Wednesday, December 17, 2008

Be the Boss, But Not So Bossy

This morning's Tennessean has what looks like a balanced treatment (rare in the local media) of Mayor Karl Dean, including some not-so-endearing information about his leadership style. Reportedly, the Mayor's lack of communication and coordination have alienated some board members and commission volunteer leaders.

I tend to believe that Metro's strong-executive charter relieves the Mayor from having to be a hard-charger. Mayoral privilege is already written into the government, so why not bring people on board and give them investments in your decision-making rather than act like you have to prove something to someone? Michael Cass underscores the contrast of Dean to what leaders beyond the Metro Council cat herd say about Bill Purcell's ability to bring various constituencies on board in his initiatives rather than dictating what was next. The Dean Administration does seem insular and inscrutable when it does not need to be.

And of the Mayor's claim to innovation? Necessity seems to have dogged the Mayor's Office more so than innovation arose from it. The Election Commission break-in. Recessionary budget constraints. A Justice Department lawsuit over zoning. Status quo and silence on development and growth in planning. The virtual evaporation of the Mayor's Office of Neighborhoods. I do not see a lot of innovation (and in some cases, like the recession, innovation is a luxury we cannot afford anyway). I believe that Karl Dean has been challenged just to keep his campaign promises, like that concerning youth crime.

The Mayor's Office may be ending its first year with no less of a thud than it began it with the occasion of his "Connecting Communities" neighborhoods meeting, during which the Mayor simply warmed over his campaign promises about youth crime and education rather than "innovating" ideas for dealing with other neighborhood concerns.
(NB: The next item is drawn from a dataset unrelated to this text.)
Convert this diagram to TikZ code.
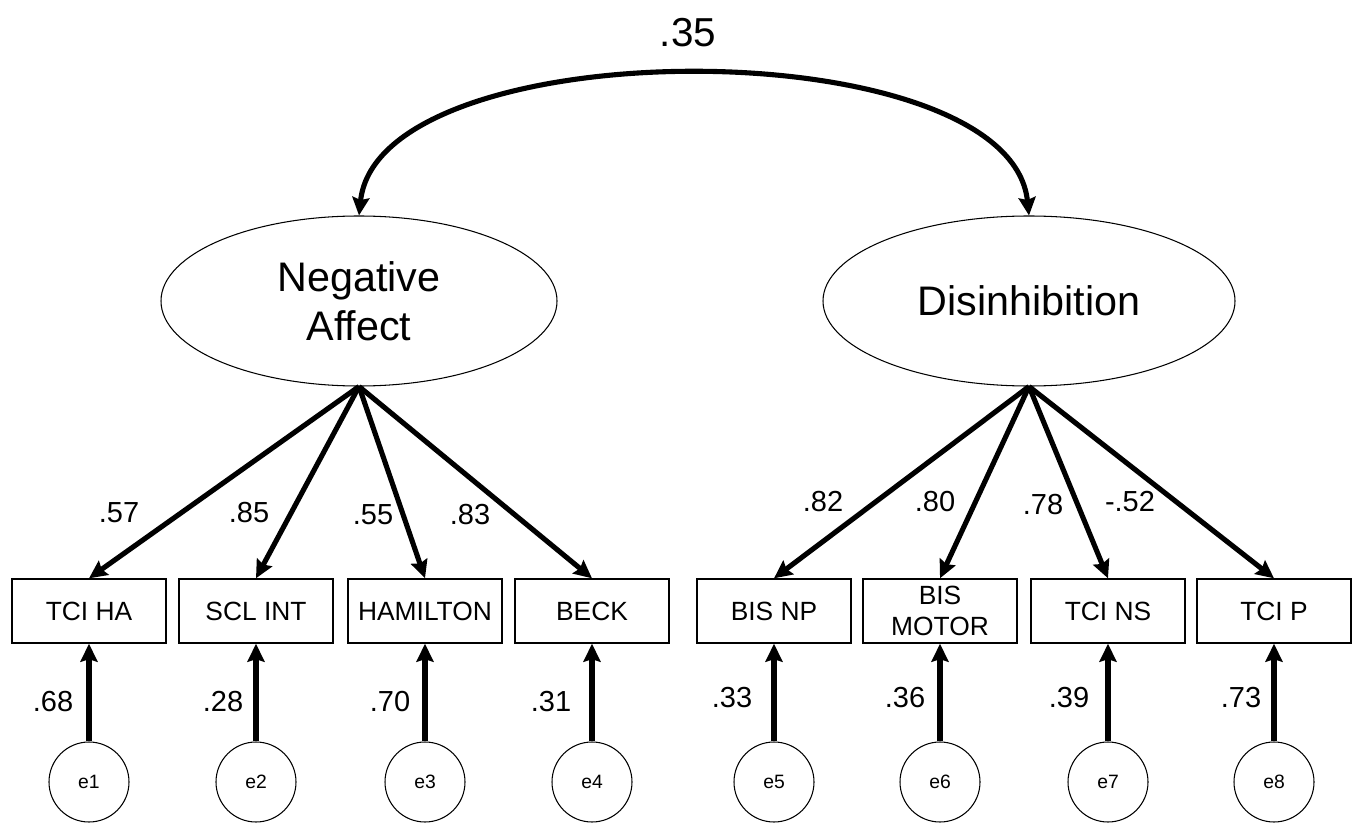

In fact, his response to questions about infrastructure vs. development was practically tried and miserably conventional: keep judging planning requests on a case-by-case basis.

The impression now that he has not generally tried to bring Nashvillians into his policy initiatives as early adopters comes as no surprise to me. I sensed that in December 2007. It also confirms things I was hearing during the Mayoral campaign about their being an insider mentality to Dean's circle bordering on mafia-esque. I do not know what it will take to crack open the shell, but until the Mayor does it alienation will only grow.